Williams, 54, a friendly and self-deprecating Englishman, was expected to fix it.

Chuck Hansen, the Pillowtex CEO who orchestrated the merger, had hired him as chief financial officer six months before Pillowtex filed for bankruptcy protection. Williams had no experience as a top leader, or in textiles. After the board forced Hansen to resign, it elevated Williams to president.

Once in charge, Williams quickly came to believe Pillowtex, now based in Kannapolis, needed radical change. But on that November day in 2000, he faced more immediate concerns as workers confronted him with questions:

Would there be job cuts? How would the company change? Were pensions safe?

Williams gave no guarantees, but preached the possibility of a turnaround.

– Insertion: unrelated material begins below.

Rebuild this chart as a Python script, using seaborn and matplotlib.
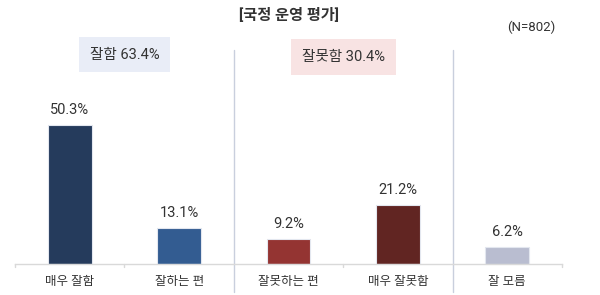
import matplotlib
matplotlib.use("Agg")
import matplotlib.pyplot as plt
import seaborn as sns
import pandas as pd

categories = ["매우 잘함", "잘하는 편", "잘못하는 편", "매우 잘못함", "잘 모름"]
values = [50.3, 13.1, 9.2, 21.2, 6.2]
value_labels = ["50.3%", "13.1%", "9.2%", "21.2%", "6.2%"]
colors = ["#253B5C", "#335C91", "#943432", "#612522", "#B9BDD0"]
group_labels = ["잘함 63.4%", "잘못함 30.4%"]
group_centers = [0.5, 2.5]
group_colors = ["#E9EDF7", "#F8E3E3"]
title = "[국정 운영 평가]"
n_label = "(N=802)"

sns.set_theme(style="white")
plt.rcParams['font.family'] = ['Roboto', 'Noto Sans CJK KR', 'DejaVu Sans']
txt = "#333333"

df = pd.DataFrame({"cat": categories, "val": values})
fig = plt.figure(figsize=(6.0, 2.95), dpi=100)
ax = fig.add_axes([15/600, 31/295, 547/600, 224/295])
sns.barplot(data=df, x="cat", y="val", hue="cat", palette=colors, width=0.4,
            legend=False, ax=ax, edgecolor="#E3E7EF", linewidth=0.8, saturation=1)
ax.set_xlim(-0.5, 4.5)
ax.set_ylim(0, 224/2.76)
for s in ["top", "right", "left"]:
    ax.spines[s].set_visible(False)
ax.spines["bottom"].set_color("#D9D9D9")
ax.spines["bottom"].set_linewidth(1)
ax.set_xlabel("")
ax.set_ylabel("")
ax.set_yticks([])
ax.set_xticks(range(5))
ax.set_xticklabels(categories, fontsize=9, color=txt)
ax.tick_params(axis="x", length=0, pad=8)
# tick marks at category boundaries
for xb in [-0.5, 0.5, 2.5, 4.5]:
    ax.plot([xb, xb], [0, -0.015], transform=ax.get_xaxis_transform(),
            color="#D9D9D9", lw=1, clip_on=False)
# group separators
for xs in [1.5, 3.5]:
    ax.plot([xs, xs], [-0.125, 0.955], transform=ax.get_xaxis_transform(),
            color="#C9CFDD", lw=1, clip_on=False)

for i, (v, lab) in enumerate(zip(values, value_labels)):
    ax.text(i, v + 2.9, lab, ha="center", va="bottom", fontsize=10.5, color=txt)

for c, lab, col, yy in zip(group_centers, group_labels, group_colors, [0.935, 0.925]):
    ax.text(c, yy, lab, transform=ax.get_xaxis_transform(),
            ha="center", va="center", fontsize=10.5, color=txt,
            bbox=dict(boxstyle="square,pad=0.75", fc=col, ec="none"))

fig.text(289/600, 1 - 15/295, title, ha="center", va="center", fontsize=11,
         fontweight="bold", color=txt)
fig.text(531/600, 1 - 27/295, n_label, ha="center", va="center", fontsize=9.5, color=txt)

fig.savefig("out.png", dpi=100)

He recalls saying: This is something you'll be able to tell your grandchildren, that you were there, and you fixed it.

As Pillowtex foundered, politicians and textile leaders blamed global trade. But competition from low-cost imports paints an incomplete picture.

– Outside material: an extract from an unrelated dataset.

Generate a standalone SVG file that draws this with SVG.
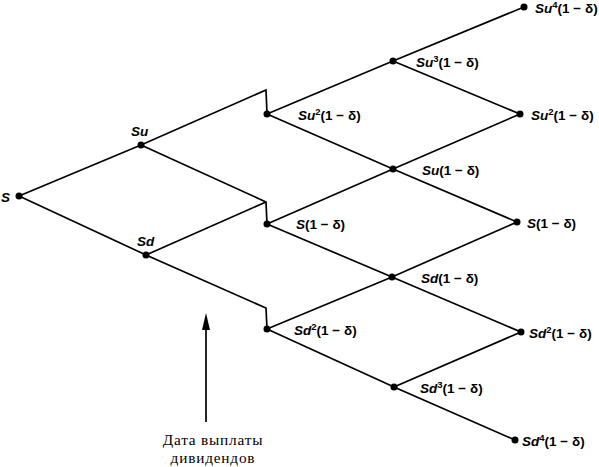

In its final three years, Pillowtex had four top leaders and a rapidly changing board of directors. Some made critical miscalculations. Others squandered opportunities to address the growing problem of imports, some former executives and managers say.

Williams, second in that line of leaders, would push for change. But with scant support from his board and stymied by resistance from those he managed, few of his proposals were put in place.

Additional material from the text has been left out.